In a statement of his own, Sarvi said he would support a bill with three caveats: that it help people endanger of losing their homes, give taxpayers equity in the institutions being bailed out and add proper oversight and regulation to ensure the crisis is not repeated.

“Though I’m saddened the Senate bill ended up so bloated with ‘candy’ for special interests, it does this right: It makes the connection between Wall Street and Main Street that was missing in the original House bill, allowing the Treasury to work to mitigate foreclosures and encourage mortgage services to help keep people in their homes,” Sarvi said.

Masrud said he opposed the bailout because it involved a “huge, huge amount of money that we don’t have,” endangering the value of the U.S. dollar, and there is no guarantee it will even work.

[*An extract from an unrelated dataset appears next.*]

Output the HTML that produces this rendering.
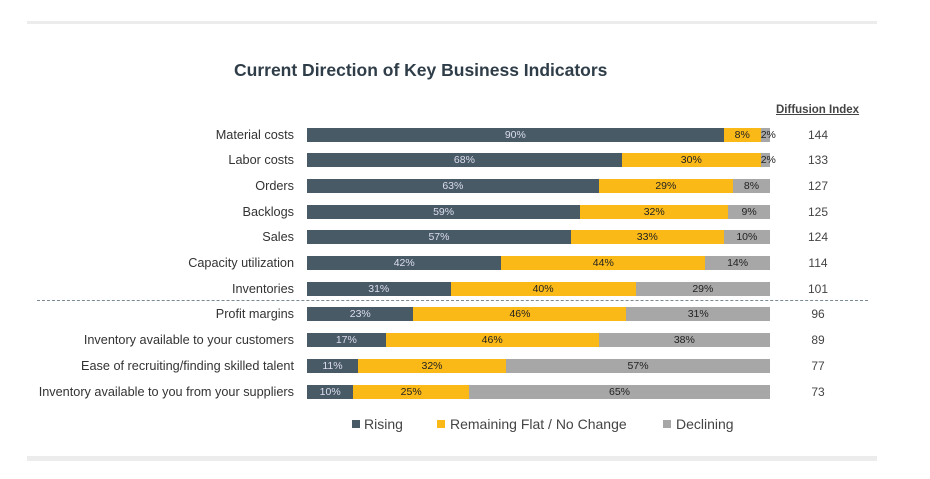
<!DOCTYPE html><html><head><style>
body{margin:0;width:930px;height:479px;background:#fff;position:relative;font-family:"Liberation Sans",sans-serif;overflow:hidden}
.a{position:absolute}
.l{position:absolute;right:636px;font-size:12.7px;color:#333;text-align:right;white-space:nowrap}
.bar{position:absolute;left:307px;height:14px;width:463px;display:flex}
.bar div{height:14px;font-size:10.5px;line-height:14px;text-align:center;color:#222;overflow:visible;white-space:nowrap}
.r{background:#475a66;color:#dde!important}
.y{background:#fbb917}
.g{background:#a7a7a7}
.d{position:absolute;left:800px;width:36px;text-align:center;font-size:12px;color:#444}
</style></head><body>
<div class="a" style="left:27px;top:21px;width:850px;height:3px;background:#ececec"></div>
<div class="a" style="left:27px;top:456px;width:850px;height:5px;background:#ececec"></div>
<div class="a" style="left:234px;top:60px;font-size:17.5px;font-weight:bold;color:#2f3d48">Current Direction of Key Business Indicators</div>
<div class="a" style="left:776px;top:104px;font-size:11.5px;font-weight:bold;color:#444;text-decoration:underline">Diffusion Index</div>
<div class="a" style="left:37px;top:300px;width:831px;border-top:1.5px dashed #7a8a94"></div>
<div class="l" style="top:128px">Material costs</div>
<div class="bar" style="top:128px"><div class="r" style="width:90%">90%</div><div class="y" style="width:8%">8%</div><div class="g" style="width:2%">2%</div></div>
<div class="d" style="top:128px">144</div>
<div class="l" style="top:153px">Labor costs</div>
<div class="bar" style="top:153px"><div class="r" style="width:68%">68%</div><div class="y" style="width:30%">30%</div><div class="g" style="width:2%">2%</div></div>
<div class="d" style="top:153px">133</div>
<div class="l" style="top:179px">Orders</div>
<div class="bar" style="top:179px"><div class="r" style="width:63%">63%</div><div class="y" style="width:29%">29%</div><div class="g" style="width:8%">8%</div></div>
<div class="d" style="top:179px">127</div>
<div class="l" style="top:205px">Backlogs</div>
<div class="bar" style="top:205px"><div class="r" style="width:59%">59%</div><div class="y" style="width:32%">32%</div><div class="g" style="width:9%">9%</div></div>
<div class="d" style="top:205px">125</div>
<div class="l" style="top:230px">Sales</div>
<div class="bar" style="top:230px"><div class="r" style="width:57%">57%</div><div class="y" style="width:33%">33%</div><div class="g" style="width:10%">10%</div></div>
<div class="d" style="top:230px">124</div>
<div class="l" style="top:256px">Capacity utilization</div>
<div class="bar" style="top:256px"><div class="r" style="width:42%">42%</div><div class="y" style="width:44%">44%</div><div class="g" style="width:14%">14%</div></div>
<div class="d" style="top:256px">114</div>
<div class="l" style="top:282px">Inventories</div>
<div class="bar" style="top:282px"><div class="r" style="width:31%">31%</div><div class="y" style="width:40%">40%</div><div class="g" style="width:29%">29%</div></div>
<div class="d" style="top:282px">101</div>
<div class="l" style="top:307px">Profit margins</div>
<div class="bar" style="top:307px"><div class="r" style="width:23%">23%</div><div class="y" style="width:46%">46%</div><div class="g" style="width:31%">31%</div></div>
<div class="d" style="top:307px">96</div>
<div class="l" style="top:333px">Inventory available to your customers</div>
<div class="bar" style="top:333px"><div class="r" style="width:17%">17%</div><div class="y" style="width:46%">46%</div><div class="g" style="width:37%">38%</div></div>
<div class="d" style="top:333px">89</div>
<div class="l" style="top:359px">Ease of recruiting/finding skilled talent</div>
<div class="bar" style="top:359px"><div class="r" style="width:11%">11%</div><div class="y" style="width:32%">32%</div><div class="g" style="width:57%">57%</div></div>
<div class="d" style="top:359px">77</div>
<div class="l" style="top:385px">Inventory available to you from your suppliers</div>
<div class="bar" style="top:385px"><div class="r" style="width:10%">10%</div><div class="y" style="width:25%">25%</div><div class="g" style="width:65%">65%</div></div>
<div class="d" style="top:385px">73</div>
<div class="a" style="left:352px;top:420px;width:8px;height:8px;background:#475a66"></div>
<div class="a" style="left:364px;top:416px;font-size:14px;color:#444">Rising</div>
<div class="a" style="left:437px;top:420px;width:8px;height:8px;background:#fbb917"></div>
<div class="a" style="left:450px;top:416px;font-size:14px;color:#444">Remaining Flat / No Change</div>
<div class="a" style="left:663px;top:420px;width:8px;height:8px;background:#a7a7a7"></div>
<div class="a" style="left:676px;top:416px;font-size:14px;color:#444">Declining</div>
</body></html>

“Besides which,” he said. “These people on Wall Street were plenty happy to make all sorts of money during the housing bubble.”

Although they may disagree on the merits of the bailout, one thing local Republicans agree on, Anderson said, is Democrats caused the mess by forcing companies to give out loans to people who couldn’t afford them.

The Sarvi campaign, however, pointed fingers at Kline and others, whom they said took campaign contributions from the financial industry and helped create the mess.

“For too many years, Congress has allowed the financial industry to ‘self-regulate,” Sarvi said. “It’s an experiment that has failed.”

Masrud, however, believes its government interference in the markets that caused the financial crisis, by forcing lenders to give loans to people who were unable to pay.

“Lots of money was made available and lots of people were able to buy houses, who weren’t otherwise able to buy them,” he said. “The more people who want to buy, the higher the prices go.”

Masrud was among the group that met with Kline Monday.

“He really felt like he had no choice,” Masrud said.

Pressure was put on politicians in Washington, with the Treasury Secretary “telling them the world would end without this,” Masrud said.

“A lot of people made a bad choice,” Masrud said. “This bad choice was just beyond the pale.”